Task: Produce nothing but an exact copy of the lines from the one containing "Reproduce this chart with Plotly." through the one containing "871, 759, 774, 743, 743]", and do not carry over pictures.

Provided records:
──────────────────────────────

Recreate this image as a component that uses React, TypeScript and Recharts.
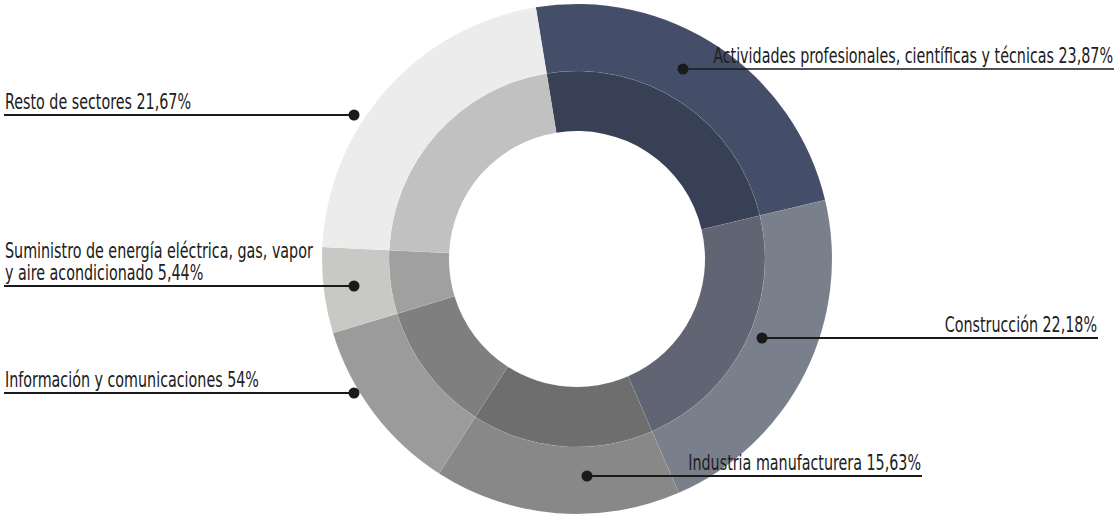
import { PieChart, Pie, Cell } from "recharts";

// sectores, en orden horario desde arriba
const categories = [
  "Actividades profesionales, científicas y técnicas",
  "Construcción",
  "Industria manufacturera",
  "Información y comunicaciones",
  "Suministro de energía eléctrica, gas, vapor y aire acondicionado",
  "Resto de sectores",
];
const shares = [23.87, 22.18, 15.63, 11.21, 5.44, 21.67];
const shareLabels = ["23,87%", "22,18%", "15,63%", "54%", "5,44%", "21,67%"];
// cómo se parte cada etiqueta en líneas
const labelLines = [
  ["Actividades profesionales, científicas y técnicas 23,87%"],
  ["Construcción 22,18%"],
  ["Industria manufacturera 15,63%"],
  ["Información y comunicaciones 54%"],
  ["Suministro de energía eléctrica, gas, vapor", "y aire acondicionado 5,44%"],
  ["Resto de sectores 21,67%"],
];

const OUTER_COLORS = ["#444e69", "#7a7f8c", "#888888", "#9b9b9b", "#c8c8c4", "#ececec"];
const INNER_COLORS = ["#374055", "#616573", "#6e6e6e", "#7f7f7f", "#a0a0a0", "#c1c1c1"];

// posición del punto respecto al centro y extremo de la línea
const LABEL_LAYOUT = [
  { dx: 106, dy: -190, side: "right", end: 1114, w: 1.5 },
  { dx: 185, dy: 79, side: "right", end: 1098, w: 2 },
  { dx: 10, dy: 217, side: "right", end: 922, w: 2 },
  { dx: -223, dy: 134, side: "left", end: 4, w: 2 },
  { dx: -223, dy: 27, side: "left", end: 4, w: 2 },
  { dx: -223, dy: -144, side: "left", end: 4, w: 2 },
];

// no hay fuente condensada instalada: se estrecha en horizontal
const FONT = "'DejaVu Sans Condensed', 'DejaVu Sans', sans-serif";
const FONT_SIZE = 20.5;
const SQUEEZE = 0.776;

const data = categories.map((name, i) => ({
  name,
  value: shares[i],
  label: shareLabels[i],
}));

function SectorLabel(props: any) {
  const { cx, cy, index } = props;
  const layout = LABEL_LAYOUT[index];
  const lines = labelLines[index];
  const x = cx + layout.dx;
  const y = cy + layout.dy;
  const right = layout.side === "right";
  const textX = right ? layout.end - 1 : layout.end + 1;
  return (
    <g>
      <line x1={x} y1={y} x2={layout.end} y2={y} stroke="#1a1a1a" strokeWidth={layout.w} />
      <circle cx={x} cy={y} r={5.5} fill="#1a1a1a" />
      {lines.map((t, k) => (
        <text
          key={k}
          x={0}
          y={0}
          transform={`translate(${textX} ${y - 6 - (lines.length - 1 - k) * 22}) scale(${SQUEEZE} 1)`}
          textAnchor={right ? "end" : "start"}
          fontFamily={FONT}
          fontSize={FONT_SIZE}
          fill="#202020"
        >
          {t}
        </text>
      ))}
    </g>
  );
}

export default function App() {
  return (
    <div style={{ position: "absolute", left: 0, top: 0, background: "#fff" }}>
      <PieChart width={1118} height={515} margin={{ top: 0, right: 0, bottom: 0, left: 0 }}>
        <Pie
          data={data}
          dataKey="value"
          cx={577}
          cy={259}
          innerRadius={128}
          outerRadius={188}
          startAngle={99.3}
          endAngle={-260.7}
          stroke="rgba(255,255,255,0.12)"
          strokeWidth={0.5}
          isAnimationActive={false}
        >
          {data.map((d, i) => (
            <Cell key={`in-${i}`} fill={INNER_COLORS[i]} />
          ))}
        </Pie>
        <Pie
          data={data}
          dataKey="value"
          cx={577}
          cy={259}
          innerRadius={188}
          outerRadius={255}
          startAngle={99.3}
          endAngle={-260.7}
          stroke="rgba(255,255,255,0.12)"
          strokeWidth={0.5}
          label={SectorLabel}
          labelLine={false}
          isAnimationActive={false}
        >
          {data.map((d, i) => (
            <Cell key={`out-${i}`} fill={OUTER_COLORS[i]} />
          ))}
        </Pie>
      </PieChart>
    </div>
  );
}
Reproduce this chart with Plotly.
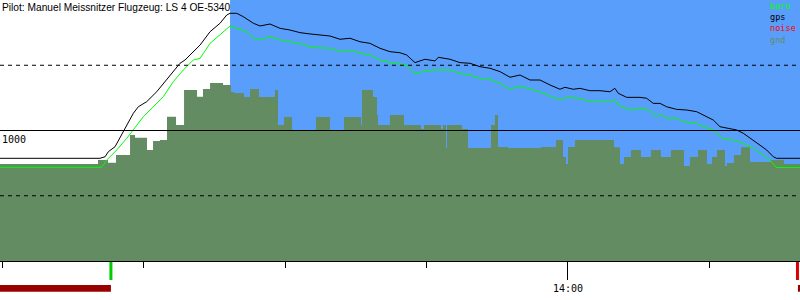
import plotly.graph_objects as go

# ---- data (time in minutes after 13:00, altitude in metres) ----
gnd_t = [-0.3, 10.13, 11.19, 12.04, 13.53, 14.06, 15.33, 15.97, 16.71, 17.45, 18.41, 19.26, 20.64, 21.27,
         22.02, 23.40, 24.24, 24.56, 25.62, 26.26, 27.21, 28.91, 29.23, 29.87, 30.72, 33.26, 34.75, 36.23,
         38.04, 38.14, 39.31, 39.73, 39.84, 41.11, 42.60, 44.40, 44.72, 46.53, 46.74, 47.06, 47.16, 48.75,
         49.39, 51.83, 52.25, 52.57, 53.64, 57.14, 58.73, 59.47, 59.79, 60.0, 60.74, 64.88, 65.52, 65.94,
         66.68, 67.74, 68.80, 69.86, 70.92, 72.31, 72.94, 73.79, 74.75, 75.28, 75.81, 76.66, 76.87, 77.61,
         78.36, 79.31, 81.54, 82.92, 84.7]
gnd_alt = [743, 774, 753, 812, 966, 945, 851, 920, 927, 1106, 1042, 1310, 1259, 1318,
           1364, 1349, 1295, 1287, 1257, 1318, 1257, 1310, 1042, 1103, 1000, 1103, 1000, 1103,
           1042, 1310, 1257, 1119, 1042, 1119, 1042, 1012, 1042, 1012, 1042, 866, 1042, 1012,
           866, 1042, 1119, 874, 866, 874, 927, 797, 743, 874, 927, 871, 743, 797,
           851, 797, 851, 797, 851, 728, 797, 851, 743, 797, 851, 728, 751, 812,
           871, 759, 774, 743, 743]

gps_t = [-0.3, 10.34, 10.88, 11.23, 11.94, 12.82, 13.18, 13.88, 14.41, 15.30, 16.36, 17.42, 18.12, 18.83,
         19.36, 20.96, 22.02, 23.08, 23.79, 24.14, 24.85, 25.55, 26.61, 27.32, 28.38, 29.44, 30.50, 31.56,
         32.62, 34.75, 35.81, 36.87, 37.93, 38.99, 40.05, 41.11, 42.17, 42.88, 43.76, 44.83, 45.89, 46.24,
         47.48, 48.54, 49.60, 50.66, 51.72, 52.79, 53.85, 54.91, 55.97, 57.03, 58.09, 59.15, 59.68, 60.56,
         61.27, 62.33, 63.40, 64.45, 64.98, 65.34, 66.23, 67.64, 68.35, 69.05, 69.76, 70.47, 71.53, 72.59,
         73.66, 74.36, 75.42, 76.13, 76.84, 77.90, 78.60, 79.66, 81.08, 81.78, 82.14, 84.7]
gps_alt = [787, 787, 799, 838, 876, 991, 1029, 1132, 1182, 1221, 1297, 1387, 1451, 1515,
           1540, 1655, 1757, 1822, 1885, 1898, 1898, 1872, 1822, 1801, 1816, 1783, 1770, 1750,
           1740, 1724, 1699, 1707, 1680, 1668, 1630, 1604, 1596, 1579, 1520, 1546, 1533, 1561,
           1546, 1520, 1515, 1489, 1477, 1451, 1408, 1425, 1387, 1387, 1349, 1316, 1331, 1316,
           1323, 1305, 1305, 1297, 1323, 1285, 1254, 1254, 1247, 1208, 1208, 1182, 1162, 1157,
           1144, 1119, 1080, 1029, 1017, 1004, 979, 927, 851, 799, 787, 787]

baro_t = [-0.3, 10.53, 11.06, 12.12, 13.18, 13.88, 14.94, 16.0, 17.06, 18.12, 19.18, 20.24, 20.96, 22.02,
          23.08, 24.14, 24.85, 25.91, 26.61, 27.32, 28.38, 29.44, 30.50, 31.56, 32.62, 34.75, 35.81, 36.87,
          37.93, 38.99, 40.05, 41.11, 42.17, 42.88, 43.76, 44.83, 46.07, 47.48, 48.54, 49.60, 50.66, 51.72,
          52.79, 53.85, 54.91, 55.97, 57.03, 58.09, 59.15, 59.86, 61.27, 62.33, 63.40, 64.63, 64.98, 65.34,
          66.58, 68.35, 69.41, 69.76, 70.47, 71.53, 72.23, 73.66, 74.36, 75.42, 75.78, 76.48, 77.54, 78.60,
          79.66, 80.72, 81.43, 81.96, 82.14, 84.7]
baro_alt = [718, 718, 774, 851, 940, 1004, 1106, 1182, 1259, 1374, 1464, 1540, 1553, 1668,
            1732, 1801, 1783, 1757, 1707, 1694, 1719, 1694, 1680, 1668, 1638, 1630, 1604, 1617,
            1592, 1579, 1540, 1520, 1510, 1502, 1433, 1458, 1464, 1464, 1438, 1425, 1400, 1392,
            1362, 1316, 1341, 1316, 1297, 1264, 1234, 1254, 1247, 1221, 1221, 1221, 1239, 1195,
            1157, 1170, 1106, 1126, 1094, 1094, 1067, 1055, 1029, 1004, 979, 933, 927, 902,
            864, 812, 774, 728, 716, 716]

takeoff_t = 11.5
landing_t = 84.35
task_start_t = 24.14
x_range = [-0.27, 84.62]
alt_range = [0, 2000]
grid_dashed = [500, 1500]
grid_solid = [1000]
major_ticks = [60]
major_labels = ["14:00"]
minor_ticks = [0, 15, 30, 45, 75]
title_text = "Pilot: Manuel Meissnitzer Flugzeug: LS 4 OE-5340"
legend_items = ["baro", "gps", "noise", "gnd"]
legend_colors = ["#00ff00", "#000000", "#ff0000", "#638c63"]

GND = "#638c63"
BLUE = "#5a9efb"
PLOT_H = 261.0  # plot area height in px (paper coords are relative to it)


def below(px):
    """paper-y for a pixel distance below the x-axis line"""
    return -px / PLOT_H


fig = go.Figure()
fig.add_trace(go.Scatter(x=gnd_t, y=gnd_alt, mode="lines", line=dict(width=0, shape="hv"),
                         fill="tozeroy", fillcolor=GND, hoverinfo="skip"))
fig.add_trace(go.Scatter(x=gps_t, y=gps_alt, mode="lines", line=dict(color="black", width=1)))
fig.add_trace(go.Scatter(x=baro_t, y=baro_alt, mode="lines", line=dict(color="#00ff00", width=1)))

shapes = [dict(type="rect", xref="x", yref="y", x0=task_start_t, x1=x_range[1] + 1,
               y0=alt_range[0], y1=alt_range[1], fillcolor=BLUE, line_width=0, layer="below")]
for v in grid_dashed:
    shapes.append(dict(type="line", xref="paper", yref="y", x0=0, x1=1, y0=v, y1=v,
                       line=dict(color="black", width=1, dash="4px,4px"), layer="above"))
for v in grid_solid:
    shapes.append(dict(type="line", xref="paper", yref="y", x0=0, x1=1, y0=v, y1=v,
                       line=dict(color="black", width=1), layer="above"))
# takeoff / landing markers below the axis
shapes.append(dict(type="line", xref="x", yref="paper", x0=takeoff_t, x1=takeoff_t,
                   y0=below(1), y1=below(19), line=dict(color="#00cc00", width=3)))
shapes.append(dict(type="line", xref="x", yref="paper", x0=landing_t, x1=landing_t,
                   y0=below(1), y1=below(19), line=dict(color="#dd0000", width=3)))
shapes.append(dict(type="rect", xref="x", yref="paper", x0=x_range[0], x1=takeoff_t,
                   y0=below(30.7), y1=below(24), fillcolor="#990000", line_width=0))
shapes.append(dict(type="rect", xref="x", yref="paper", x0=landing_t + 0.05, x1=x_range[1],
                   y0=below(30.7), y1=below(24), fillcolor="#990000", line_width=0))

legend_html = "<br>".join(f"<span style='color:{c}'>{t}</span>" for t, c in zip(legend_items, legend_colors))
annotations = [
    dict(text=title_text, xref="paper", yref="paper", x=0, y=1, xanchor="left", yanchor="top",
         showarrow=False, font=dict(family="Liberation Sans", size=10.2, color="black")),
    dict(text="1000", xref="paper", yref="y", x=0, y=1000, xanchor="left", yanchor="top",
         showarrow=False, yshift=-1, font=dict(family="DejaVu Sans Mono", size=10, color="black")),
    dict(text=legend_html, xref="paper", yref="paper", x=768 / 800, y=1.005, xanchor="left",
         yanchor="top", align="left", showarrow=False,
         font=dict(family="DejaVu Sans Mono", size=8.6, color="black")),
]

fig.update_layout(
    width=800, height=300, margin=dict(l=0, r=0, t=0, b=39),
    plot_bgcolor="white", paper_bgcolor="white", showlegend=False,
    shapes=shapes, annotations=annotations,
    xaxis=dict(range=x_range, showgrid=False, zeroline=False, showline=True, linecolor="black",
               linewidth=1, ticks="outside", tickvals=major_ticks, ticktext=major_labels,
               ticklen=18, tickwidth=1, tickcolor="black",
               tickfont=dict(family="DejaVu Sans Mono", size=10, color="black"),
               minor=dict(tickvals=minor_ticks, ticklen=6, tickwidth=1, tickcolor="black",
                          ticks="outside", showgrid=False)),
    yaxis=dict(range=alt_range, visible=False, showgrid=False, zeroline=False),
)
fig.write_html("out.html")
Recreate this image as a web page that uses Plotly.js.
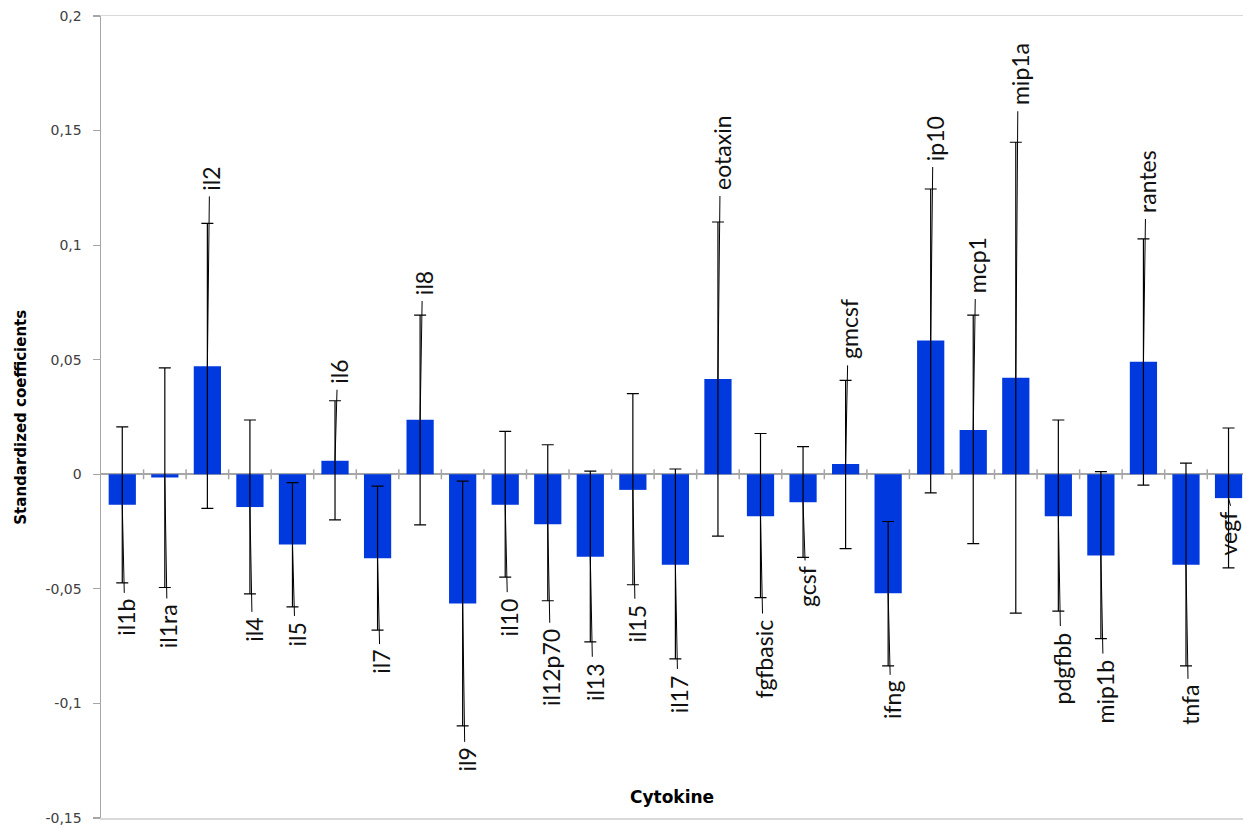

──────────────────────────────

Exercise result:
Reproduce this chart with Plotly.
import plotly.graph_objects as go

# ---- data (time in minutes after 13:00, altitude in metres) ----
gnd_t = [-0.3, 10.13, 11.19, 12.04, 13.53, 14.06, 15.33, 15.97, 16.71, 17.45, 18.41, 19.26, 20.64, 21.27,
         22.02, 23.40, 24.24, 24.56, 25.62, 26.26, 27.21, 28.91, 29.23, 29.87, 30.72, 33.26, 34.75, 36.23,
         38.04, 38.14, 39.31, 39.73, 39.84, 41.11, 42.60, 44.40, 44.72, 46.53, 46.74, 47.06, 47.16, 48.75,
         49.39, 51.83, 52.25, 52.57, 53.64, 57.14, 58.73, 59.47, 59.79, 60.0, 60.74, 64.88, 65.52, 65.94,
         66.68, 67.74, 68.80, 69.86, 70.92, 72.31, 72.94, 73.79, 74.75, 75.28, 75.81, 76.66, 76.87, 77.61,
         78.36, 79.31, 81.54, 82.92, 84.7]
gnd_alt = [743, 774, 753, 812, 966, 945, 851, 920, 927, 1106, 1042, 1310, 1259, 1318,
           1364, 1349, 1295, 1287, 1257, 1318, 1257, 1310, 1042, 1103, 1000, 1103, 1000, 1103,
           1042, 1310, 1257, 1119, 1042, 1119, 1042, 1012, 1042, 1012, 1042, 866, 1042, 1012,
           866, 1042, 1119, 874, 866, 874, 927, 797, 743, 874, 927, 871, 743, 797,
           851, 797, 851, 797, 851, 728, 797, 851, 743, 797, 851, 728, 751, 812,
           871, 759, 774, 743, 743]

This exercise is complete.